The input ->

*-*-*

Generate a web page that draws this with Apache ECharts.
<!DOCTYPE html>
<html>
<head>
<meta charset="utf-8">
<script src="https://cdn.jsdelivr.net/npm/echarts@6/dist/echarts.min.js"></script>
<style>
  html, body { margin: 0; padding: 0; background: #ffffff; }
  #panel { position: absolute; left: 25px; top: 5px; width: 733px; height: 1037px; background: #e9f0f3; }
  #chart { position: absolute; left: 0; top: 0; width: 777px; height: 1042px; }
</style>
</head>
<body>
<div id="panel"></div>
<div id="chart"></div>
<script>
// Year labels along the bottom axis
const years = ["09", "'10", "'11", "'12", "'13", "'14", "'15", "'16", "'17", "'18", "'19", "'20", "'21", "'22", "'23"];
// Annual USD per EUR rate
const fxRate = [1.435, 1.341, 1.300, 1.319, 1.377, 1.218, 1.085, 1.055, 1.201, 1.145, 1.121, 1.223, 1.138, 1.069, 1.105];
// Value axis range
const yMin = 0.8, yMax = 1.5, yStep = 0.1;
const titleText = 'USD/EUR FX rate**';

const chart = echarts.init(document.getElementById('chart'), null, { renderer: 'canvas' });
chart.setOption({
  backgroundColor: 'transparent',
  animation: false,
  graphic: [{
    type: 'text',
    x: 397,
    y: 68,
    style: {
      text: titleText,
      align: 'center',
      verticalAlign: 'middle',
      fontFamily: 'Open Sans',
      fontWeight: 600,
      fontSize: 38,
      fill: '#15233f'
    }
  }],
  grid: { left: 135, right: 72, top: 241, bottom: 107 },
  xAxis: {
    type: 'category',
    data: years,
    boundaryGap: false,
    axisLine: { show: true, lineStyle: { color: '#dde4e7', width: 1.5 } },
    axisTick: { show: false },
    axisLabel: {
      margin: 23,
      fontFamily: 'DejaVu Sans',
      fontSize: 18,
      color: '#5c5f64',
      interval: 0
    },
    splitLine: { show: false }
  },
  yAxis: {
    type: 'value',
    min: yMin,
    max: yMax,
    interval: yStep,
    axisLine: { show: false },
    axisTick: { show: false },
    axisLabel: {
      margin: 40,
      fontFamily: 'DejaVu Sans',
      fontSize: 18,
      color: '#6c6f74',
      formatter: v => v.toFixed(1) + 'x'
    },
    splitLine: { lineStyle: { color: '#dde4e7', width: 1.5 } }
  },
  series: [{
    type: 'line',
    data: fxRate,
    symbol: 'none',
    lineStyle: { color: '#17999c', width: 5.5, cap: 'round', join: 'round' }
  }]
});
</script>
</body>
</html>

*-*-*

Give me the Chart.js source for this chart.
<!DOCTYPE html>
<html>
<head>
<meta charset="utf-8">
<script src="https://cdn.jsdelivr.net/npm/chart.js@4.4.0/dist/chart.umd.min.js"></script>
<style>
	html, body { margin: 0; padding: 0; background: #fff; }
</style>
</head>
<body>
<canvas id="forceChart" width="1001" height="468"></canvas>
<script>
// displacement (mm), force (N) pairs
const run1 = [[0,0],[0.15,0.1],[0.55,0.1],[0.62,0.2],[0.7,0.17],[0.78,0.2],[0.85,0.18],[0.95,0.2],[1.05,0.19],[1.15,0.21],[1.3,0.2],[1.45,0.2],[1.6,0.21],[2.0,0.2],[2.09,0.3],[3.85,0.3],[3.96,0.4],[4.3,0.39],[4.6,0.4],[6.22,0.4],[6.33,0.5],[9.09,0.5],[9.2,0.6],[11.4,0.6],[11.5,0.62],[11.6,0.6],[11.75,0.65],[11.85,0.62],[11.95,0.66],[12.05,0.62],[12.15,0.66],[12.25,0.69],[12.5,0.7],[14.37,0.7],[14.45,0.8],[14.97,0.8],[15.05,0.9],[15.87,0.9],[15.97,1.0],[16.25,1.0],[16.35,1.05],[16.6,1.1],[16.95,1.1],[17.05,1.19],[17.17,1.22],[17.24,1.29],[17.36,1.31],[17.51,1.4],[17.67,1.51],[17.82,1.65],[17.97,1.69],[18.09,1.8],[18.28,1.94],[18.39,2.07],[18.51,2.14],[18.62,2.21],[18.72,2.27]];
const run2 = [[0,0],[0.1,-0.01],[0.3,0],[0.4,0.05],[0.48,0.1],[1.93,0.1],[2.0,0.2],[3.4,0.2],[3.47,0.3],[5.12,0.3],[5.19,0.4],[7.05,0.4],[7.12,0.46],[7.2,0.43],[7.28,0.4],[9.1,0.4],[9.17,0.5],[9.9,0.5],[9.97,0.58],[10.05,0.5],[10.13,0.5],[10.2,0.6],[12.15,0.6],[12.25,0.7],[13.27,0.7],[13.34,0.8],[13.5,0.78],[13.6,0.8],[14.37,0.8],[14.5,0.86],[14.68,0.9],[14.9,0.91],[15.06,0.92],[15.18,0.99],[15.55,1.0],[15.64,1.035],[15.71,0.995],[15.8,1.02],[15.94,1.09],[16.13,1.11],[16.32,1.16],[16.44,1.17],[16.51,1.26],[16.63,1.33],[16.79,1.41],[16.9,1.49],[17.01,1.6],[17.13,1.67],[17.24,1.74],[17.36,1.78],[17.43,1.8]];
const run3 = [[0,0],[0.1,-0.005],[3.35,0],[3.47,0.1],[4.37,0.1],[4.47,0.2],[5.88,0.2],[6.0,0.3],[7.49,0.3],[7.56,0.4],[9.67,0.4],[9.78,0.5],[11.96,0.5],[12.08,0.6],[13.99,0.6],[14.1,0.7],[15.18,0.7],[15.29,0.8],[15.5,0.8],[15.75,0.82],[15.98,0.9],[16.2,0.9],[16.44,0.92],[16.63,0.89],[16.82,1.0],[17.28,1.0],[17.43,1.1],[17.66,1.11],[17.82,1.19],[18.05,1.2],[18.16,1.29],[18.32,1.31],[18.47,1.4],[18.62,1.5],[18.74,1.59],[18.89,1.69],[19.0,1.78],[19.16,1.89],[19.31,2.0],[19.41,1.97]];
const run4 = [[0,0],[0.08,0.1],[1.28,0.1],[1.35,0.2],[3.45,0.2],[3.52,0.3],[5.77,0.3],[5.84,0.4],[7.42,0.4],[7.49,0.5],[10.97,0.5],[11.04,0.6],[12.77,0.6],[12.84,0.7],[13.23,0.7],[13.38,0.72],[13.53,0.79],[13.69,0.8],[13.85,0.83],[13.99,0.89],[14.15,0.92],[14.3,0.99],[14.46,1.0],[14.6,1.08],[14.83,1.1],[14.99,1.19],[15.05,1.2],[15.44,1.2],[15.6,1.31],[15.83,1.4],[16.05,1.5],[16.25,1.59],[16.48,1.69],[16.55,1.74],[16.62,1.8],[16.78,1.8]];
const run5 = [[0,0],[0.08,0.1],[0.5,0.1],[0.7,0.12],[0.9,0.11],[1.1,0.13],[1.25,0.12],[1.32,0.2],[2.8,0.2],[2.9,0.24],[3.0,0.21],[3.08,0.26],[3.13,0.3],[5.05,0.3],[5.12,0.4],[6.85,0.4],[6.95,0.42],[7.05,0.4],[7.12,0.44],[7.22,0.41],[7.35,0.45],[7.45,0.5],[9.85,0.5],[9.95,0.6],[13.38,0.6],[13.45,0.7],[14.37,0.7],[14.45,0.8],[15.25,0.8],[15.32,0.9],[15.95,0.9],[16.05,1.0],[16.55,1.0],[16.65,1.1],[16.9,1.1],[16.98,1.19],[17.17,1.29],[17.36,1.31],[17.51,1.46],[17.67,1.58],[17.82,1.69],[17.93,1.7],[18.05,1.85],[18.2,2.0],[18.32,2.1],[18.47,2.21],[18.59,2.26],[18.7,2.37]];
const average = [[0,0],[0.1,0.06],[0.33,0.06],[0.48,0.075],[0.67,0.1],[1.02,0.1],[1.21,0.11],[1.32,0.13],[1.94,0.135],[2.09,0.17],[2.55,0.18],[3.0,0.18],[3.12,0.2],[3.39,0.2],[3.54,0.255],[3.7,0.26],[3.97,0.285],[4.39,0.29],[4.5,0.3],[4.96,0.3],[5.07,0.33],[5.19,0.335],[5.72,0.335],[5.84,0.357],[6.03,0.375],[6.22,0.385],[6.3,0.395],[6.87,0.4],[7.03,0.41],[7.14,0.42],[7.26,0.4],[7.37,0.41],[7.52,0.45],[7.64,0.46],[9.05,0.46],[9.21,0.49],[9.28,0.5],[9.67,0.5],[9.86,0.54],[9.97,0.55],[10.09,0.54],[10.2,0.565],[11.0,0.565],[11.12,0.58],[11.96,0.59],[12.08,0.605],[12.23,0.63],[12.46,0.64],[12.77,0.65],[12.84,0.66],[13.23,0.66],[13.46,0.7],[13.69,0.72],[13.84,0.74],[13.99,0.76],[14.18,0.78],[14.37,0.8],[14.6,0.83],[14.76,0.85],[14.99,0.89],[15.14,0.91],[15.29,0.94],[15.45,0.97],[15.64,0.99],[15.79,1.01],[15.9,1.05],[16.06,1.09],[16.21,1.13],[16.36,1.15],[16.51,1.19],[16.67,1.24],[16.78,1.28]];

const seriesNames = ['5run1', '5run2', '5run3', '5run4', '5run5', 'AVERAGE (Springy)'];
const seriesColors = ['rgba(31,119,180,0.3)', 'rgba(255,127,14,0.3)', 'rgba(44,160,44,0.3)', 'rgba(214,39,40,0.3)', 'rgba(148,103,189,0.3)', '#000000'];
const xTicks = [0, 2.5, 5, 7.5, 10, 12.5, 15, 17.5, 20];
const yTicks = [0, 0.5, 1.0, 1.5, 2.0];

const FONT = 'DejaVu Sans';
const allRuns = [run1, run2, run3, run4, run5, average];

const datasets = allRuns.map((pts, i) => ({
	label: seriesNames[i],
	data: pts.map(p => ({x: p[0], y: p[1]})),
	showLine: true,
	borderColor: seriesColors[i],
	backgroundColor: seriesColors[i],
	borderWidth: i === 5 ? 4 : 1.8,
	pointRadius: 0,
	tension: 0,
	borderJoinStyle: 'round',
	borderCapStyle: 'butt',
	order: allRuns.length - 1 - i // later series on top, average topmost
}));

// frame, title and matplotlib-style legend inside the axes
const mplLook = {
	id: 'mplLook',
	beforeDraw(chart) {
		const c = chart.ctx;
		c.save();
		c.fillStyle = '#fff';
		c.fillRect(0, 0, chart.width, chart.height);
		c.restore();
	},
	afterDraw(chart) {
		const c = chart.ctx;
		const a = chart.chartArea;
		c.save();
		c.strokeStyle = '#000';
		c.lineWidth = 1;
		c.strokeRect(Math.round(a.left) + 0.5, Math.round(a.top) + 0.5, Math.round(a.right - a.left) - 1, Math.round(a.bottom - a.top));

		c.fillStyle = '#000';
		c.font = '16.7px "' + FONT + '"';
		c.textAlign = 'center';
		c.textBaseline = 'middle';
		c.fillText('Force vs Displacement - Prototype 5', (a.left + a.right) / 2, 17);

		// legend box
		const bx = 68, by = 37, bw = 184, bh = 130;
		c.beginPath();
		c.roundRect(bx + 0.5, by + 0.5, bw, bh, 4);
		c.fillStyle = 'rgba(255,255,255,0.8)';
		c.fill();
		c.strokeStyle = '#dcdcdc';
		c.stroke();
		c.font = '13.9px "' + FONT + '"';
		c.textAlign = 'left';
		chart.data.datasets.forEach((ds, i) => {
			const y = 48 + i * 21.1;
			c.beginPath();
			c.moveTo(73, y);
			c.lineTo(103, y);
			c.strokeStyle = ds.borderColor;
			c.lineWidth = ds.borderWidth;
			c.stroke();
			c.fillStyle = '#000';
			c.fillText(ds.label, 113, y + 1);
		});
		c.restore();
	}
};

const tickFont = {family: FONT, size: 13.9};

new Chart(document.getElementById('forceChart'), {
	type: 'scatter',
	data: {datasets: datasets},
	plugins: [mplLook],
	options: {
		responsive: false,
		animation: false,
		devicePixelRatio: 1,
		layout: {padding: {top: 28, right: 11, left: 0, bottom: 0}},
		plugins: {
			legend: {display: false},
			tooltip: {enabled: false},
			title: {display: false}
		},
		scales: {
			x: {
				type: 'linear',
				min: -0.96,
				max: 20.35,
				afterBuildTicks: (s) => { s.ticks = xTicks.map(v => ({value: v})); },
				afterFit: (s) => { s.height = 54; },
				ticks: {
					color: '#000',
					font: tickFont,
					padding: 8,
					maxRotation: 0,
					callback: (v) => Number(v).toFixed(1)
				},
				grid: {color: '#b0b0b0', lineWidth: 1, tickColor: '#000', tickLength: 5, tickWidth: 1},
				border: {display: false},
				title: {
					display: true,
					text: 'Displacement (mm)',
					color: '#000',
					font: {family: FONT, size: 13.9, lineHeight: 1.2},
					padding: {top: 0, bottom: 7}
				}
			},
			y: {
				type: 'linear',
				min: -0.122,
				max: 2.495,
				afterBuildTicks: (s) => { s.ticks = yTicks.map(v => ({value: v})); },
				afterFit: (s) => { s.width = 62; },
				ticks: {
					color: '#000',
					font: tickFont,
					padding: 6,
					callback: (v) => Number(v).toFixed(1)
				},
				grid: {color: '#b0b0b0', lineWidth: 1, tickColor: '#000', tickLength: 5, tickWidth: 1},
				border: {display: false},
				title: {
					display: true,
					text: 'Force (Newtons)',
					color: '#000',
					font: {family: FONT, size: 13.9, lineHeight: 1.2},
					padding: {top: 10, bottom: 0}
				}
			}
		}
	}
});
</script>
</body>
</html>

*-*-*

Aim of the exercise -> Only the number is wanted: how many lines of these entries contain the string "this"?

Expected answer -> 2